20 April 2010
An overwhelming majority of the (legal) audience supported Cherie Booth QC's fierce defence of the Human Rights Act
On Tuesday night Cherie launched a defense of the Human Rights Act at the Times/Matrix debate. The motion: “The Human Rights Act should be scrapped and replaced by a British Bill of Rights” provoked an interesting discussion and a fierce defense from Cherie.
The team proposing the motion was led by David Davis, a parliamentary candidate and civil liberties campaigner, as well as the former shadow Home Secretary whilst Cherie, a founder member of Matrix, led the opposers.
Cherie, who had the uphill task of trying to persuade an audience of lawyers, pointed out that the few pieces of legislation had had such a bad press as the Human Rights Act and the Daily Telegraph, she said, had described it as the world’s worst law and it had been painted as a charter for rapists and murderers. It was depicted as a plot by Tony Blair to undermine the Magna Carta and for sneaky foreigners to extent control over little England by the back door.

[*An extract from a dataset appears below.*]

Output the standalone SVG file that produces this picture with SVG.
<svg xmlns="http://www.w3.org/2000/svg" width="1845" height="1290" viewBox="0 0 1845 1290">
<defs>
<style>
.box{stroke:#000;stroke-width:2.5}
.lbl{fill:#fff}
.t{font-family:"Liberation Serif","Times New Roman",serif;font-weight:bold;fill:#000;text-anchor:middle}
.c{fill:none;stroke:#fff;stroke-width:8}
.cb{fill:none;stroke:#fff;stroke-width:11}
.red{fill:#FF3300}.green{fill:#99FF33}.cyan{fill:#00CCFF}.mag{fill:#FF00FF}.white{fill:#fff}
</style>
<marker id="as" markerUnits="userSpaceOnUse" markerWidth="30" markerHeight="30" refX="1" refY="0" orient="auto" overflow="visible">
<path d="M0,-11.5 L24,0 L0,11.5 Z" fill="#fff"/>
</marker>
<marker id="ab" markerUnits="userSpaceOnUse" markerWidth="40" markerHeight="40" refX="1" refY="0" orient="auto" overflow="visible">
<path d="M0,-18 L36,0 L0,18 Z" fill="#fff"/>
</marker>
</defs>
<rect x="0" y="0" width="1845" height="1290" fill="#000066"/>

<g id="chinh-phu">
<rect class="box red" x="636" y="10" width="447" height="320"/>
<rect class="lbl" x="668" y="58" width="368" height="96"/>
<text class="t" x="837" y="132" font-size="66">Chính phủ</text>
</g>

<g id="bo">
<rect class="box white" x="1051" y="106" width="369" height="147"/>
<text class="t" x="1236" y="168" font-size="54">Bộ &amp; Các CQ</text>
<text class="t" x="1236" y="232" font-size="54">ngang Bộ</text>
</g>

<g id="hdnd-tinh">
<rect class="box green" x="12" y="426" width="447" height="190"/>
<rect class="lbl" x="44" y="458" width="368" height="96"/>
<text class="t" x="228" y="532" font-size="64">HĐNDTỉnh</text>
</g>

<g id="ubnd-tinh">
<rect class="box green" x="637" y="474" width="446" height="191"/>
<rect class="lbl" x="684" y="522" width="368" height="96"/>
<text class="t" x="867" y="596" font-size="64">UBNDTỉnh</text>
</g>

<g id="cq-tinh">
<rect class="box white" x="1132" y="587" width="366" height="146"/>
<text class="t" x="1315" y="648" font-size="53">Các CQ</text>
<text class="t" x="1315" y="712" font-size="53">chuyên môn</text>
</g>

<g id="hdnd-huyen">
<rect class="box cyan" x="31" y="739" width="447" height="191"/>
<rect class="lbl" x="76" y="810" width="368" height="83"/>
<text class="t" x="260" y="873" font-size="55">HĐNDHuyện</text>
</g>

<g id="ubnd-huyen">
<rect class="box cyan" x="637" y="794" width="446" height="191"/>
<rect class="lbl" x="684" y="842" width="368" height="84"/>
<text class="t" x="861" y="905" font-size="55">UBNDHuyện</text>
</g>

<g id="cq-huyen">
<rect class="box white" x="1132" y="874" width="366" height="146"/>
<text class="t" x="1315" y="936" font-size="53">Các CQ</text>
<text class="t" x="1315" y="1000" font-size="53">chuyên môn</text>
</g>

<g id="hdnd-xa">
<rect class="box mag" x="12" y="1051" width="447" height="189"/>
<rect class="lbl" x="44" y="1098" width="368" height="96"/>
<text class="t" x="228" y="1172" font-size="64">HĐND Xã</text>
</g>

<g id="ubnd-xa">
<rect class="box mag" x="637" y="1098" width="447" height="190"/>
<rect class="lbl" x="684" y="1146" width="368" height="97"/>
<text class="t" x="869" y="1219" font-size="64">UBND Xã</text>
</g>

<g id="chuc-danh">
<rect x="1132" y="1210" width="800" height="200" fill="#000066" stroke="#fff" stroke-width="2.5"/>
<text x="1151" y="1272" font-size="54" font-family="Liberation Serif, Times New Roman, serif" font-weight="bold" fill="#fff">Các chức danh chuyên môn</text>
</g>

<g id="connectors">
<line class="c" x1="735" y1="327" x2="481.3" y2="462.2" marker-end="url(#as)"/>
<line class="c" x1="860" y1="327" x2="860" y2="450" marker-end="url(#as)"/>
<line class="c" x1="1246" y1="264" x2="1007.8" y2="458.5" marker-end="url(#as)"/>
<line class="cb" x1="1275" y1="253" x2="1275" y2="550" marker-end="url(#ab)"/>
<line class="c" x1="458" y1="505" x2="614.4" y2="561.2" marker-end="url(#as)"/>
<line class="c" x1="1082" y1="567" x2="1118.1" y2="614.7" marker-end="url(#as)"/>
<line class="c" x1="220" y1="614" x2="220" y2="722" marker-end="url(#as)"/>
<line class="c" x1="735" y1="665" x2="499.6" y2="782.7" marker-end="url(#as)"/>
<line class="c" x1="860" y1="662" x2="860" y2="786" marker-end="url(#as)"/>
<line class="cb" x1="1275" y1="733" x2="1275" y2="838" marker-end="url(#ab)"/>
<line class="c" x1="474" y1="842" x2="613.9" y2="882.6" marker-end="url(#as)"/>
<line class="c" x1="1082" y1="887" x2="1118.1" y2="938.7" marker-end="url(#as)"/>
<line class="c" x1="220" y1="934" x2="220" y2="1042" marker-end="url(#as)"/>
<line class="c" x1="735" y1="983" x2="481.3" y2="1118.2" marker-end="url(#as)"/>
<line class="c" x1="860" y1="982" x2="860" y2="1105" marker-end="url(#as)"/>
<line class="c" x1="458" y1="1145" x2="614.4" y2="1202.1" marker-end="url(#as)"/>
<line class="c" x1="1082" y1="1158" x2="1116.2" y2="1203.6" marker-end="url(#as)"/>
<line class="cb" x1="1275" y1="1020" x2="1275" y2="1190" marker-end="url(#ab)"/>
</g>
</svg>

But it was not down to Tony Blair but Nick Clegg - sorry I mean Winston Churchill: and the rights drawn up in the European Convention were not alien rights foisted on us but were drafted by British lawyers. As for trial by jury, more than 90 per cent of cases were tried by magistrates and not by jury at all, she said. What the Human Rights Act did was what the Government said it would - bring human rights home. That meant rights could be decided in courts here, rather than in Strasbourg and British judges could decide.